» Directive: For the copy, please give all of the data again exactly and leave the pictures out.

» Data section:
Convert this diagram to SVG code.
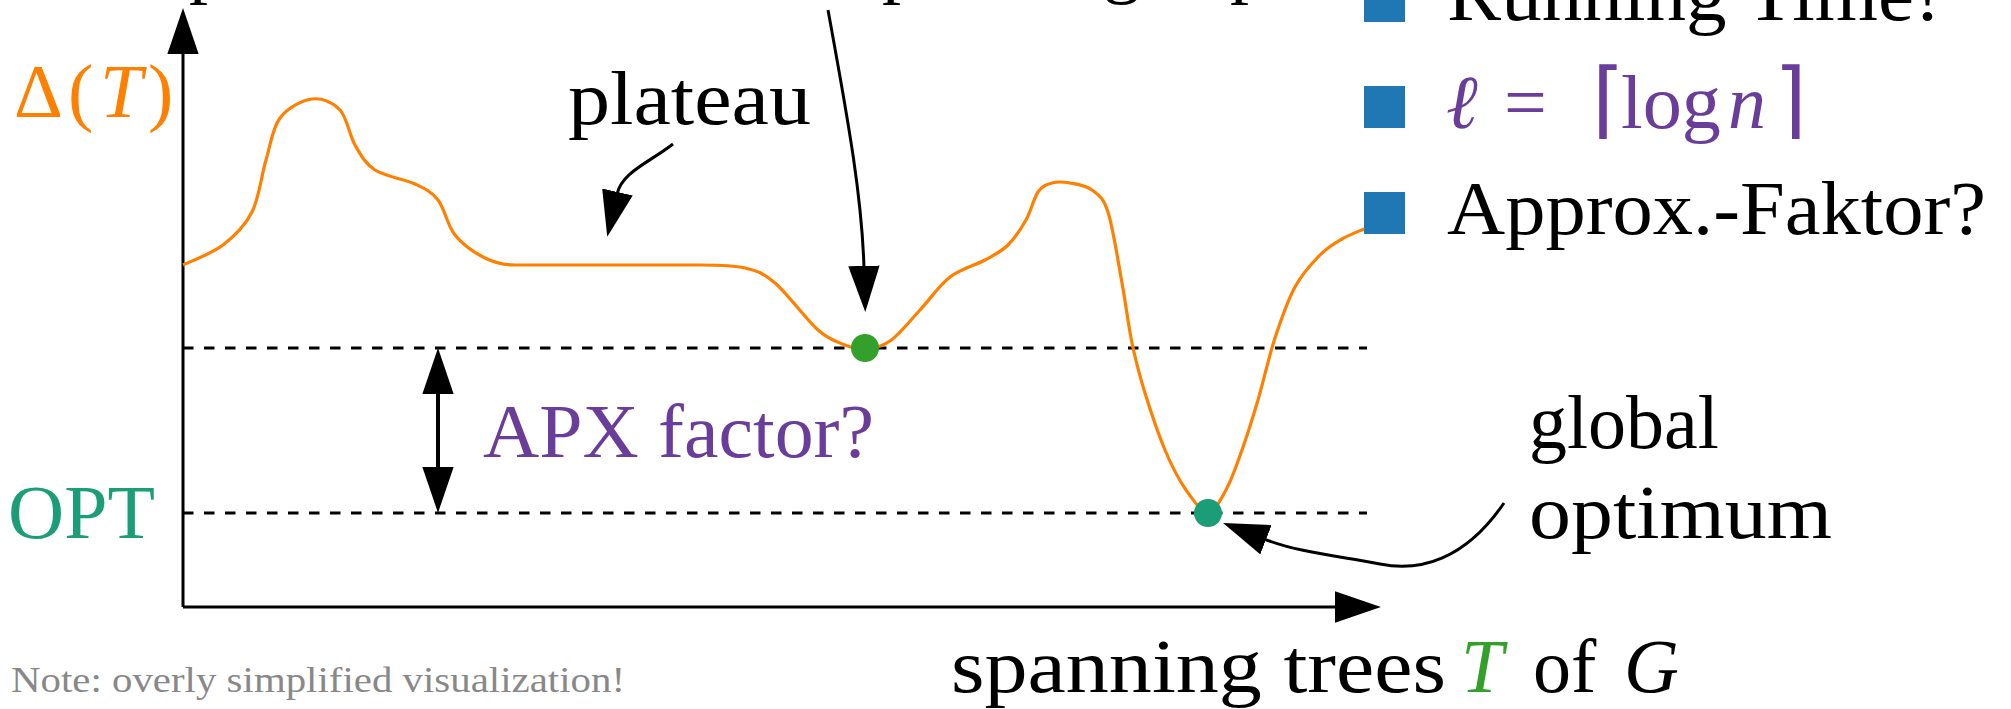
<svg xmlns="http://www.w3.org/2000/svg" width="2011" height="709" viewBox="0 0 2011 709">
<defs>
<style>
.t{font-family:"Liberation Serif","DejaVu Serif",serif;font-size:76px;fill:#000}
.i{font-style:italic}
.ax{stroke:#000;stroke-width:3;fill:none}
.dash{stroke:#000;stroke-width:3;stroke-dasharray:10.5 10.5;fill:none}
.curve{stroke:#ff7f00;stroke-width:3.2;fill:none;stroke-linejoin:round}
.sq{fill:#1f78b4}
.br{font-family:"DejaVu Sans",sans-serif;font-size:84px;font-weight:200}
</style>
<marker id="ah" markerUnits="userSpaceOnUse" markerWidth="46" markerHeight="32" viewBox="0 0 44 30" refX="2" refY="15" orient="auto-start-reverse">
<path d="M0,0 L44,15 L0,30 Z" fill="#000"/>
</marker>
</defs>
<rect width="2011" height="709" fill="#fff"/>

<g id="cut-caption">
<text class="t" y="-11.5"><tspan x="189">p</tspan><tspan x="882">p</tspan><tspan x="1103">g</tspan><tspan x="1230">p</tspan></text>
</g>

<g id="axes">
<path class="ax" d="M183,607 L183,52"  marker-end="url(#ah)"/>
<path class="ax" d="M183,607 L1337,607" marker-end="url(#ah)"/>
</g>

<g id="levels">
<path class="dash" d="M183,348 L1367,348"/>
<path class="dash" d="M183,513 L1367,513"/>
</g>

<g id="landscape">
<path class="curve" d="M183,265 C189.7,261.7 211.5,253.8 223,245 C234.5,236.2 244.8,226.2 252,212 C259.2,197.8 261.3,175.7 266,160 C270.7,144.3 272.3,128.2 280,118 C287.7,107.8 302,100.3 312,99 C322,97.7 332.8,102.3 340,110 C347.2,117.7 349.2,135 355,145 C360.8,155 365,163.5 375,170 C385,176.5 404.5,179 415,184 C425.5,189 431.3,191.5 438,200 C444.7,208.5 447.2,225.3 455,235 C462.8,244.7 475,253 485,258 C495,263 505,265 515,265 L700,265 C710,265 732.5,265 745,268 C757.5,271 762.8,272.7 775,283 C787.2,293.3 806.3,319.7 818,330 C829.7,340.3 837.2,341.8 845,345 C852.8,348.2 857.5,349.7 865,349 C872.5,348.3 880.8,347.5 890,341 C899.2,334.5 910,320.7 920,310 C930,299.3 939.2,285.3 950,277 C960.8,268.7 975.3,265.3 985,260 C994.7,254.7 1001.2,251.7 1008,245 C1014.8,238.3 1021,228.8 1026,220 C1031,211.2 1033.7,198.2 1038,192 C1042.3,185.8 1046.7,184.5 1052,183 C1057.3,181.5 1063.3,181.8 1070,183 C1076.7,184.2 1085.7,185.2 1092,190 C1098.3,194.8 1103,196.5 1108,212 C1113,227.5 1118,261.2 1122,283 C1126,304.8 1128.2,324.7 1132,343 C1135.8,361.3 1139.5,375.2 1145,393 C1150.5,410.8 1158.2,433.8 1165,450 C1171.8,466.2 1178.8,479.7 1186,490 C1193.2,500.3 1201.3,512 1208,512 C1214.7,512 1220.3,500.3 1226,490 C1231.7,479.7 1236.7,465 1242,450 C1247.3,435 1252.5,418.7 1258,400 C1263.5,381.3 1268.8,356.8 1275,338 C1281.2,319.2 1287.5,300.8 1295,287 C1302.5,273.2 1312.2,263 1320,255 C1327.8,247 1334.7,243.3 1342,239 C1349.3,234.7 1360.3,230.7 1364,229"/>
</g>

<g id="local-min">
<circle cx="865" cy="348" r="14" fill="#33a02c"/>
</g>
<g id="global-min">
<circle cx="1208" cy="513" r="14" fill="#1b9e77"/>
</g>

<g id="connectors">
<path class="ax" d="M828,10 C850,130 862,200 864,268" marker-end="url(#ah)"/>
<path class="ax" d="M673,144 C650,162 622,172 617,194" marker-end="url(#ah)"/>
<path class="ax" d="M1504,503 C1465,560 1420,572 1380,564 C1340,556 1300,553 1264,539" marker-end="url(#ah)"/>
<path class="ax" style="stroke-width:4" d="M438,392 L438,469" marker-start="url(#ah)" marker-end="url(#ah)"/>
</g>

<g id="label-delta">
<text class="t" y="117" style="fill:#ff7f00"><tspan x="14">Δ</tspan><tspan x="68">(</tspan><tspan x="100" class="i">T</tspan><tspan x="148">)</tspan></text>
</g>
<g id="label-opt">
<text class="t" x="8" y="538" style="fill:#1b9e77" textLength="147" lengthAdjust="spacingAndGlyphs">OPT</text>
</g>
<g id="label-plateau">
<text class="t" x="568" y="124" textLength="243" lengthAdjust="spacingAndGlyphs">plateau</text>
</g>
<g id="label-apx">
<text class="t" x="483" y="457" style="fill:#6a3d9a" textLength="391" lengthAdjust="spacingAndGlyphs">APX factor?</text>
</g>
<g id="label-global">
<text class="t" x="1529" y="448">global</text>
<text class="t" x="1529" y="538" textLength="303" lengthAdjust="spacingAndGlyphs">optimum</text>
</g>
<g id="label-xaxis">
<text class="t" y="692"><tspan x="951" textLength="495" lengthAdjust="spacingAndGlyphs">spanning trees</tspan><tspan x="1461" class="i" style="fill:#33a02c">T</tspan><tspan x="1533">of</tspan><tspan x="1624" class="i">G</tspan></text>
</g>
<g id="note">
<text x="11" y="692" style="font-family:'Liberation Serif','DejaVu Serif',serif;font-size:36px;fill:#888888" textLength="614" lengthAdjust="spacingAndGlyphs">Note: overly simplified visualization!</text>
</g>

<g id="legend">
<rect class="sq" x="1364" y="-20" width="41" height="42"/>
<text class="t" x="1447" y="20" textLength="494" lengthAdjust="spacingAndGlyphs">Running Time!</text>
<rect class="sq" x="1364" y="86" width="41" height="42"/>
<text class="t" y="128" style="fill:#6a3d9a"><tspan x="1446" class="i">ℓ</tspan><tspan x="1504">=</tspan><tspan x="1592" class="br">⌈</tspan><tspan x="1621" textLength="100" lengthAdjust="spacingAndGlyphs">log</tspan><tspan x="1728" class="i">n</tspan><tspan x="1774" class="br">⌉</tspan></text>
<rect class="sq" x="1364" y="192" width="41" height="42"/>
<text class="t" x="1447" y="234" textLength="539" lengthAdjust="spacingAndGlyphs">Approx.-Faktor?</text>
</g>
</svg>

» Response to the exercise:
Convert this diagram to SVG code.
<svg xmlns="http://www.w3.org/2000/svg" width="2011" height="709" viewBox="0 0 2011 709">
<defs>
<style>
.t{font-family:"Liberation Serif","DejaVu Serif",serif;font-size:76px;fill:#000}
.i{font-style:italic}
.ax{stroke:#000;stroke-width:3;fill:none}
.dash{stroke:#000;stroke-width:3;stroke-dasharray:10.5 10.5;fill:none}
.curve{stroke:#ff7f00;stroke-width:3.2;fill:none;stroke-linejoin:round}
.sq{fill:#1f78b4}
.br{font-family:"DejaVu Sans",sans-serif;font-size:84px;font-weight:200}
</style>
<marker id="ah" markerUnits="userSpaceOnUse" markerWidth="46" markerHeight="32" viewBox="0 0 44 30" refX="2" refY="15" orient="auto-start-reverse">
<path d="M0,0 L44,15 L0,30 Z" fill="#000"/>
</marker>
</defs>
<rect width="2011" height="709" fill="#fff"/>

<g id="cut-caption">
<text class="t" y="-11.5"><tspan x="189">p</tspan><tspan x="882">p</tspan><tspan x="1103">g</tspan><tspan x="1230">p</tspan></text>
</g>

<g id="axes">
<path class="ax" d="M183,607 L183,52"  marker-end="url(#ah)"/>
<path class="ax" d="M183,607 L1337,607" marker-end="url(#ah)"/>
</g>

<g id="levels">
<path class="dash" d="M183,348 L1367,348"/>
<path class="dash" d="M183,513 L1367,513"/>
</g>

<g id="landscape">
<path class="curve" d="M183,265 C189.7,261.7 211.5,253.8 223,245 C234.5,236.2 244.8,226.2 252,212 C259.2,197.8 261.3,175.7 266,160 C270.7,144.3 272.3,128.2 280,118 C287.7,107.8 302,100.3 312,99 C322,97.7 332.8,102.3 340,110 C347.2,117.7 349.2,135 355,145 C360.8,155 365,163.5 375,170 C385,176.5 404.5,179 415,184 C425.5,189 431.3,191.5 438,200 C444.7,208.5 447.2,225.3 455,235 C462.8,244.7 475,253 485,258 C495,263 505,265 515,265 L700,265 C710,265 732.5,265 745,268 C757.5,271 762.8,272.7 775,283 C787.2,293.3 806.3,319.7 818,330 C829.7,340.3 837.2,341.8 845,345 C852.8,348.2 857.5,349.7 865,349 C872.5,348.3 880.8,347.5 890,341 C899.2,334.5 910,320.7 920,310 C930,299.3 939.2,285.3 950,277 C960.8,268.7 975.3,265.3 985,260 C994.7,254.7 1001.2,251.7 1008,245 C1014.8,238.3 1021,228.8 1026,220 C1031,211.2 1033.7,198.2 1038,192 C1042.3,185.8 1046.7,184.5 1052,183 C1057.3,181.5 1063.3,181.8 1070,183 C1076.7,184.2 1085.7,185.2 1092,190 C1098.3,194.8 1103,196.5 1108,212 C1113,227.5 1118,261.2 1122,283 C1126,304.8 1128.2,324.7 1132,343 C1135.8,361.3 1139.5,375.2 1145,393 C1150.5,410.8 1158.2,433.8 1165,450 C1171.8,466.2 1178.8,479.7 1186,490 C1193.2,500.3 1201.3,512 1208,512 C1214.7,512 1220.3,500.3 1226,490 C1231.7,479.7 1236.7,465 1242,450 C1247.3,435 1252.5,418.7 1258,400 C1263.5,381.3 1268.8,356.8 1275,338 C1281.2,319.2 1287.5,300.8 1295,287 C1302.5,273.2 1312.2,263 1320,255 C1327.8,247 1334.7,243.3 1342,239 C1349.3,234.7 1360.3,230.7 1364,229"/>
</g>

<g id="local-min">
<circle cx="865" cy="348" r="14" fill="#33a02c"/>
</g>
<g id="global-min">
<circle cx="1208" cy="513" r="14" fill="#1b9e77"/>
</g>

<g id="connectors">
<path class="ax" d="M828,10 C850,130 862,200 864,268" marker-end="url(#ah)"/>
<path class="ax" d="M673,144 C650,162 622,172 617,194" marker-end="url(#ah)"/>
<path class="ax" d="M1504,503 C1465,560 1420,572 1380,564 C1340,556 1300,553 1264,539" marker-end="url(#ah)"/>
<path class="ax" style="stroke-width:4" d="M438,392 L438,469" marker-start="url(#ah)" marker-end="url(#ah)"/>
</g>

<g id="label-delta">
<text class="t" y="117" style="fill:#ff7f00"><tspan x="14">Δ</tspan><tspan x="68">(</tspan><tspan x="100" class="i">T</tspan><tspan x="148">)</tspan></text>
</g>
<g id="label-opt">
<text class="t" x="8" y="538" style="fill:#1b9e77" textLength="147" lengthAdjust="spacingAndGlyphs">OPT</text>
</g>
<g id="label-plateau">
<text class="t" x="568" y="124" textLength="243" lengthAdjust="spacingAndGlyphs">plateau</text>
</g>
<g id="label-apx">
<text class="t" x="483" y="457" style="fill:#6a3d9a" textLength="391" lengthAdjust="spacingAndGlyphs">APX factor?</text>
</g>
<g id="label-global">
<text class="t" x="1529" y="448">global</text>
<text class="t" x="1529" y="538" textLength="303" lengthAdjust="spacingAndGlyphs">optimum</text>
</g>
<g id="label-xaxis">
<text class="t" y="692"><tspan x="951" textLength="495" lengthAdjust="spacingAndGlyphs">spanning trees</tspan><tspan x="1461" class="i" style="fill:#33a02c">T</tspan><tspan x="1533">of</tspan><tspan x="1624" class="i">G</tspan></text>
</g>
<g id="note">
<text x="11" y="692" style="font-family:'Liberation Serif','DejaVu Serif',serif;font-size:36px;fill:#888888" textLength="614" lengthAdjust="spacingAndGlyphs">Note: overly simplified visualization!</text>
</g>

<g id="legend">
<rect class="sq" x="1364" y="-20" width="41" height="42"/>
<text class="t" x="1447" y="20" textLength="494" lengthAdjust="spacingAndGlyphs">Running Time!</text>
<rect class="sq" x="1364" y="86" width="41" height="42"/>
<text class="t" y="128" style="fill:#6a3d9a"><tspan x="1446" class="i">ℓ</tspan><tspan x="1504">=</tspan><tspan x="1592" class="br">⌈</tspan><tspan x="1621" textLength="100" lengthAdjust="spacingAndGlyphs">log</tspan><tspan x="1728" class="i">n</tspan><tspan x="1774" class="br">⌉</tspan></text>
<rect class="sq" x="1364" y="192" width="41" height="42"/>
<text class="t" x="1447" y="234" textLength="539" lengthAdjust="spacingAndGlyphs">Approx.-Faktor?</text>
</g>
</svg>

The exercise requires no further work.